Mais ici, Nadine Labaki évacue assez rapidement, grâce à une mise en scène immersive et une photographie très réussie, le caractère quelque peu mignonnet et naïf de la démarche. Très vite, elle sort du tribunal pour nous relater, par le (triste) menu, le quotidien miteux et sordide de son jeune héros, interprété par l’époustouflant Zain Al Rafeea, lumière, moteur et révélation du projet.

Souci de véracité… et atterrissage sirupeux

Pour coller au plus près de la réalité qu’elle porte à l’écran, Nadine Labaki a longuement travaillé en amont du premier clap afin de maîtriser, au mieux, les thèmes évoqués : l’enfance maltraitée, les immigrés et travailleurs clandestins, la pauvreté, le racisme, la peur de l’autre… Pendant trois ans, elle a arpenté les quartiers défavorisés, les prisons pour mineurs…

L’idée était de ne rien fantasmer, de proposer au spectateur une vision brute de problèmes endémiques. Au total, le tournage a duré six mois et engendré 520 heures de rushes. Et il serait cruel de nier au film son évidente capacité à nous imbiber avec énergie dans la trajectoire tumultueuse de Zain, ce garçon abandonné et recueilli par une domestique éthiopienne sans-papiers ayant un bébé caché dans les bras.
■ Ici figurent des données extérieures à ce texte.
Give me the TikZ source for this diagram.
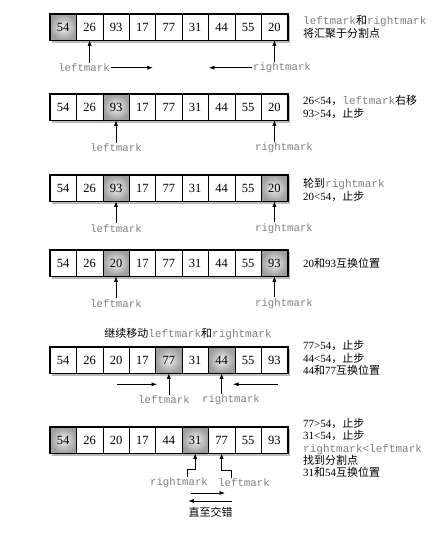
\documentclass[tikz,border=0pt]{standalone}
\usepackage{fontspec}
\setmainfont{Liberation Serif}
\setmonofont{Liberation Mono}
\newfontfamily\cjk{Noto Sans CJK SC}
\usetikzlibrary{arrows.meta, shadows, positioning, backgrounds, fit}
\definecolor{markgray}{HTML}{808080}
\newcommand{\mk}[1]{{\ttfamily\color{markgray}#1}}
\newcommand{\zh}[1]{{\cjk #1}}
% one row of the array: name, y of centre, list value/style
\newcommand{\arrayrow}[3]{%
  \foreach \v/\s [count=\i] in {#3} {
    \node[\s] (#1c\i) at ({50+(\i-0.5)*26.4},#2) {\v};
  }
  \begin{pgfonlayer}{background}
    \node[frame, fit=(#1c1)(#1c9)] (#1frame) {};
  \end{pgfonlayer}
}
\tikzset{
  cell/.style={draw=black, line width=0.6pt, minimum width=26.4pt, minimum height=26pt, inner sep=0pt, font=\fontsize{12.5}{12.5}\selectfont},
  hcell/.style={cell, inner color=black!6, outer color=black!38},
  frame/.style={draw=black, line width=1.2pt, fill=white, inner sep=0pt, drop shadow={shadow xshift=2pt, shadow yshift=-2.5pt, fill=black!45, opacity=0.6}},
  marklabel/.style={font=\fontsize{10.7}{12}\selectfont\ttfamily, text=markgray, inner sep=1pt},
  note/.style={anchor=west, align=left, font=\fontsize{11}{12.4}\selectfont, inner sep=0pt},
  markarrow/.style={-{Latex[length=5.5pt,width=4pt]}, line width=0.6pt},
}

\begin{document}
\begin{tikzpicture}[x=1pt, y=-1pt]
  \useasboundingbox (0,0) rectangle (433,533);

  % Fila 1
  \arrayrow{row1}{27}{54/hcell,26/cell,93/cell,17/cell,77/cell,31/cell,44/cell,55/cell,20/cell}
  \node[marklabel] (lm1) at (84,67.7) {leftmark};
  \node[marklabel] (rm1) at (282,67.7) {rightmark};
  \draw[markarrow] (lm1.north -| row1c2.south) -- (row1c2.south);
  \draw[markarrow] (rm1.north -| row1c9.south) -- (row1c9.south);
  \draw[markarrow] (lm1.east) -- ++(42,0);
  \draw[markarrow] (rm1.west) -- ++(-43,0);
  \node[note] (n1) at (303,27) {\mk{leftmark}\zh{和}\mk{rightmark}\\\zh{将汇聚于分割点}};

  % Fila 2
  \arrayrow{row2}{107}{54/cell,26/cell,93/hcell,17/cell,77/cell,31/cell,44/cell,55/cell,20/cell}
  \node[marklabel] (lm2) at (116,148) {leftmark};
  \node[marklabel] (rm2) at (284,148) {rightmark};
  \draw[markarrow] (lm2.north -| row2c3.south) -- (row2c3.south);
  \draw[markarrow] (rm2.north -| row2c9.south) -- (row2c9.south);
  \node[note] (n2) at (303,107) {26<54\zh{，}\mk{leftmark}\zh{右移}\\93>54\zh{，止步}};

  % Fila 3
  \arrayrow{row3}{188}{54/cell,26/cell,93/hcell,17/cell,77/cell,31/cell,44/cell,55/cell,20/hcell}
  \node[marklabel] (lm3) at (116,228.3) {leftmark};
  \node[marklabel] (rm3) at (284,228.3) {rightmark};
  \draw[markarrow] (lm3.north -| row3c3.south) -- (row3c3.south);
  \draw[markarrow] (rm3.north -| row3c9.south) -- (row3c9.south);
  \node[note] (n3) at (303,190) {\zh{轮到}\mk{rightmark}\\20<54\zh{，止步}};

  % Fila 4
  \arrayrow{row4}{263}{54/cell,26/cell,20/hcell,17/cell,77/cell,31/cell,44/cell,55/cell,93/hcell}
  \node[marklabel] (lm4) at (116,303.3) {leftmark};
  \node[marklabel] (rm4) at (284,303.3) {rightmark};
  \draw[markarrow] (lm4.north -| row4c3.south) -- (row4c3.south);
  \draw[markarrow] (rm4.north -| row4c9.south) -- (row4c9.south);
  \node[note] (n4) at (303,263) {20\zh{和}93\zh{互换位置}};

  % Fila 5
  \node[font=\fontsize{11}{12}\selectfont] (title5) at (188,334.5) {\zh{继续移动}\mk{leftmark}\zh{和}\mk{rightmark}};
  \arrayrow{row5}{360}{54/cell,26/cell,20/cell,17/cell,77/hcell,31/cell,44/hcell,55/cell,93/cell}
  \node[marklabel] (lm5) at (164,400) {leftmark};
  \node[marklabel] (rm5) at (231,400) {rightmark};
  \draw[markarrow] (lm5.north -| row5c5.south) -- (row5c5.south);
  \draw[markarrow] (rm5.north -| row5c7.south) -- (row5c7.south);
  \coordinate (go5a) at (117,384.3);
  \coordinate (go5b) at (157,384.3);
  \coordinate (go5c) at (278,384.3);
  \coordinate (go5d) at (233,384.3);
  \draw[markarrow] (go5a) -- (go5b);
  \draw[markarrow] (go5c) -- (go5d);
  \node[note] (n5) at (303,358) {77>54\zh{，止步}\\44<54\zh{，止步}\\44\zh{和}77\zh{互换位置}};

  % Fila 6
  \arrayrow{row6}{440}{54/hcell,26/cell,20/cell,17/cell,44/cell,31/hcell,77/cell,55/cell,93/cell}
  \node[marklabel] (rm6) at (179,482.7) {rightmark};
  \node[marklabel] (lm6) at (244,482.7) {leftmark};
  \draw[markarrow] ([xshift=8.3pt]rm6.north) -- ++(0,-7) -| (row6c6.south);
  \draw[markarrow] ([xshift=-12.3pt]lm6.north) -- ++(0,-7) -| (row6c7.south);
  \coordinate (x6a) at (190.7,493);
  \coordinate (x6b) at (225,493);
  \coordinate (x6c) at (231.7,501);
  \coordinate (x6d) at (188.3,501);
  \draw[markarrow] (x6a) -- (x6b);
  \draw[markarrow] (x6c) -- (x6d);
  \node[font=\fontsize{11}{12}\selectfont] (cross6) at (210.7,512) {\zh{直至交错}};
  \node[note] (n6) at (303,448) {77>54\zh{，止步}\\31<54\zh{，止步}\\\mk{rightmark<leftmark}\\\zh{找到分割点}\\31\zh{和}54\zh{互换位置}};
\end{tikzpicture}
\end{document}
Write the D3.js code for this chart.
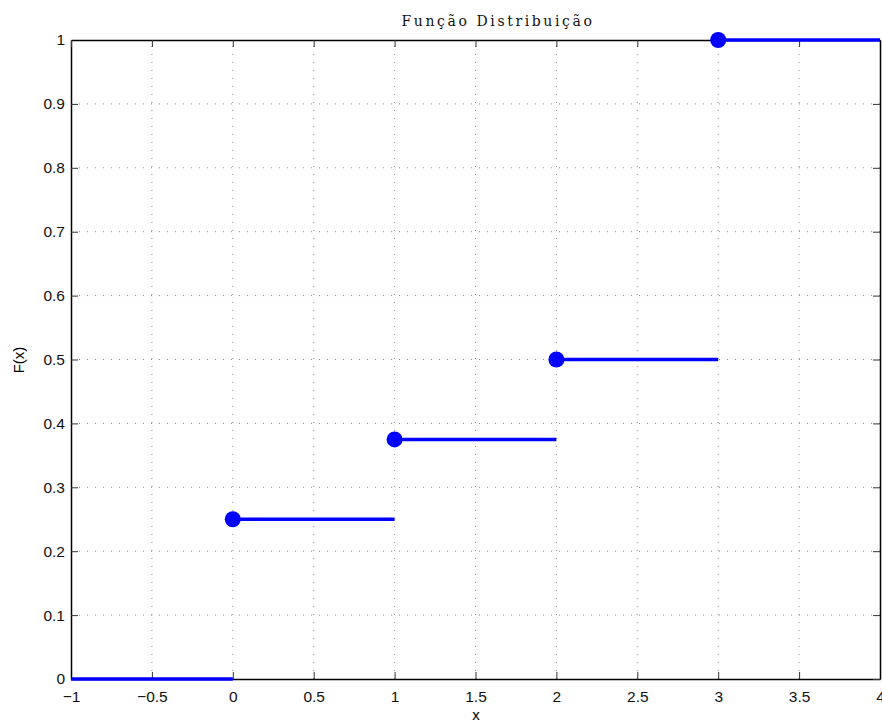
<!DOCTYPE html>
<html><head><meta charset="utf-8">
<script src="https://cdn.jsdelivr.net/npm/d3@7"></script>
<style>body{margin:0;background:#fff}svg{display:block}</style>
</head><body>
<script>
const segStart = [-1, 0, 1, 2, 3];
const segEnd   = [0, 1, 2, 3, 4];
const segValue = [0, 0.25, 0.375, 0.5, 1];
const dotX = [0, 1, 2, 3];
const dotY = [0.25, 0.375, 0.5, 1];
const xTicks = [-1, -0.5, 0, 0.5, 1, 1.5, 2, 2.5, 3, 3.5, 4];
const yTicks = [0, 0.1, 0.2, 0.3, 0.4, 0.5, 0.6, 0.7, 0.8, 0.9, 1];
const titleText = "Função Distribuição";
const xLabel = "x", yLabel = "F(x)";

const W = 882, H = 723;
const m = {left: 71, right: 2, top: 40, bottom: 44};
const svg = d3.select("body").append("svg").attr("width", W).attr("height", H);
const x = d3.scaleLinear().domain([-1, 4]).range([m.left, W - m.right]);
const y = d3.scaleLinear().domain([0, 1]).range([H - m.bottom, m.top]);
const fmt = d => d < 0 ? "\u2212" + Math.abs(d) : String(d);

// grid
const g = svg.append("g");
g.selectAll(".gx").data(xTicks.slice(1, -1)).join("line")
  .attr("x1", d => x(d)).attr("x2", d => x(d)).attr("y1", y(0)).attr("y2", y(1))
  .attr("stroke", "#888").attr("stroke-width", 1).attr("stroke-dasharray", "1,7");
g.selectAll(".gy").data(yTicks.slice(1, -1)).join("line")
  .attr("y1", d => y(d)).attr("y2", d => y(d)).attr("x1", x(-1)).attr("x2", x(4))
  .attr("stroke", "#888").attr("stroke-width", 1).attr("stroke-dasharray", "1,7");

// axes
const ax = svg.append("g").attr("transform", `translate(0,${y(0)})`)
  .call(d3.axisBottom(x).tickValues(xTicks).tickFormat(fmt).tickSizeInner(-7).tickSizeOuter(0).tickPadding(12));
const ay = svg.append("g").attr("transform", `translate(${x(-1)},0)`)
  .call(d3.axisLeft(y).tickValues(yTicks).tickFormat(d => String(d)).tickSizeInner(-7).tickSizeOuter(0).tickPadding(6));
const at = svg.append("g").attr("transform", `translate(0,${y(1)})`)
  .call(d3.axisTop(x).tickValues(xTicks).tickFormat("").tickSizeInner(-7).tickSizeOuter(0));
const ar = svg.append("g").attr("transform", `translate(${x(4)},0)`)
  .call(d3.axisRight(y).tickValues(yTicks).tickFormat("").tickSizeInner(-7).tickSizeOuter(0));
[ax, ay, at, ar].forEach(a => {
  a.selectAll("path").attr("stroke", "#000").attr("stroke-width", 1.5);
  a.selectAll("line").attr("stroke", "#333").attr("stroke-width", 1);
  a.selectAll("text").attr("font-family", "Liberation Sans, Arial, sans-serif").attr("font-size", 15.5).attr("fill", "#111");
});

// data
const data = segStart.map((s, i) => ({s, e: segEnd[i], v: segValue[i]}));
svg.selectAll(".seg").data(data).join("line")
  .attr("x1", d => x(d.s)).attr("x2", d => x(d.e))
  .attr("y1", d => y(d.v)).attr("y2", d => y(d.v))
  .attr("stroke", "#0000ff").attr("stroke-width", 3.5);
svg.selectAll(".dot").data(dotX.map((d, i) => ({x: d, y: dotY[i]}))).join("circle")
  .attr("cx", d => x(d.x)).attr("cy", d => y(d.y)).attr("r", 8).attr("fill", "#0000ff");

// labels
svg.append("text").attr("x", 498).attr("y", 26).attr("text-anchor", "middle")
  .attr("font-family", "DejaVu Serif, Liberation Serif, serif").attr("font-size", 14)
  .attr("letter-spacing", 2.6).attr("fill", "#111").text(titleText);
svg.append("text").attr("x", 476).attr("y", 720).attr("text-anchor", "middle")
  .attr("font-family", "Liberation Sans, Arial, sans-serif").attr("font-size", 15).text(xLabel);
svg.append("text").attr("transform", "translate(24,360) rotate(-90)").attr("text-anchor", "middle")
  .attr("font-family", "Liberation Sans, Arial, sans-serif").attr("font-size", 15).text(yLabel);
</script>
</body></html>
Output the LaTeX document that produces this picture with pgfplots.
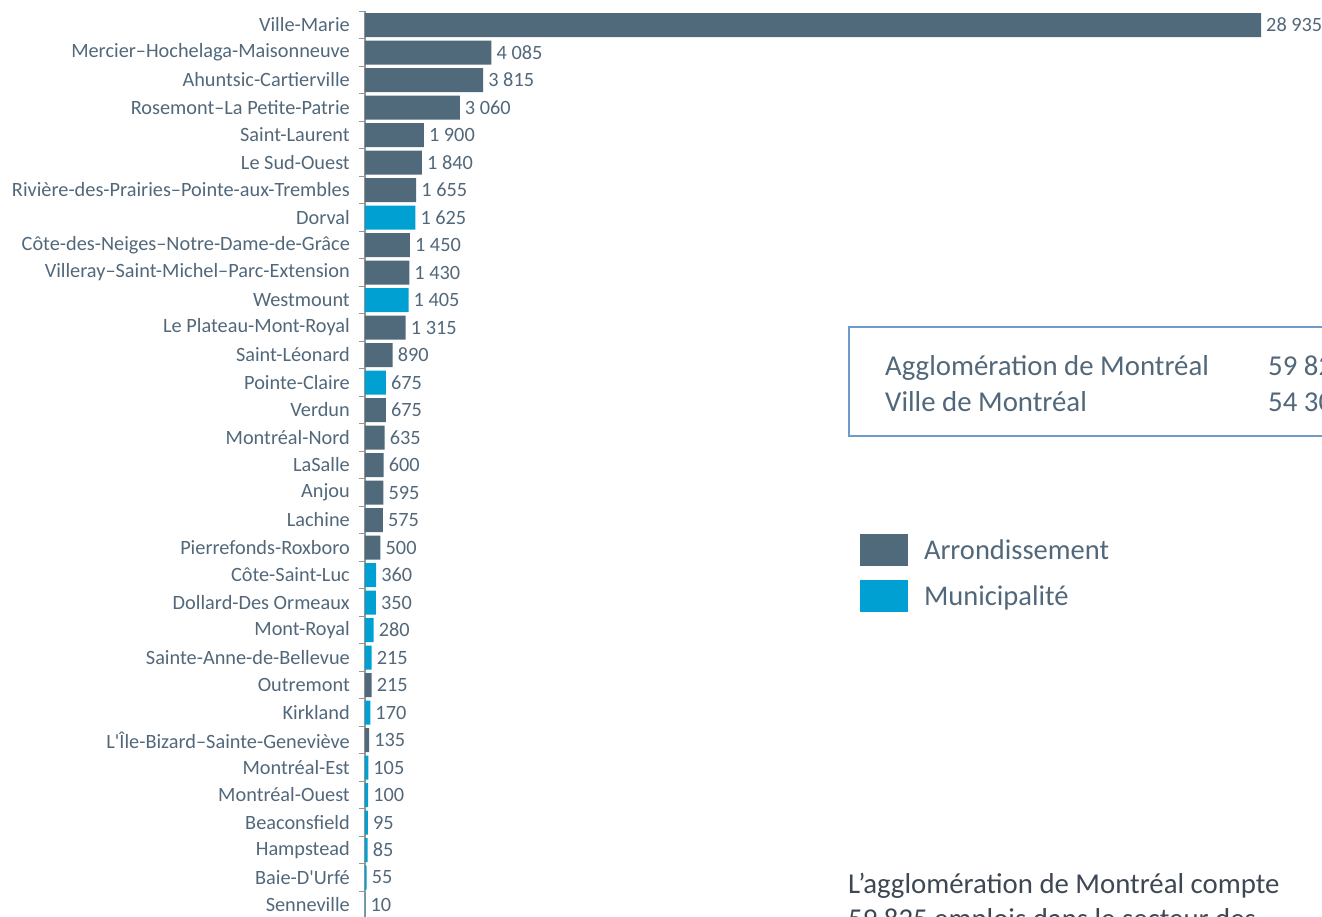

Certains plans sont vraiment magnifiques et les prestations confondantes de naturel des acteurs façonnent de réels coups d’éclat. Il n’empêche que Nadine Labaki finit par être aspirée par une forme de misérabilisme, sursignifiée par la musique envahissante de son époux et producteur Khaled Mouzanar.

Au lieu de demeurer dans une vision nue de son sujet, la cinéaste finit en effet par répondre aux sirènes du mélo, se répétant dans la peinture des personnages et encombrant sa démarche d’un dernier quart d’heure mélodramatique et sirupeux. Lequel dessert sa passionnante mise en place. Pour sa troisième réalisation, Labaki a fait en tout cas le pari de l’audace, du film de la maturité. Elle a écimé la légèreté feutrée de ses précédentes réalisations. Mais elle ne transforme l’essai qu’à moitié.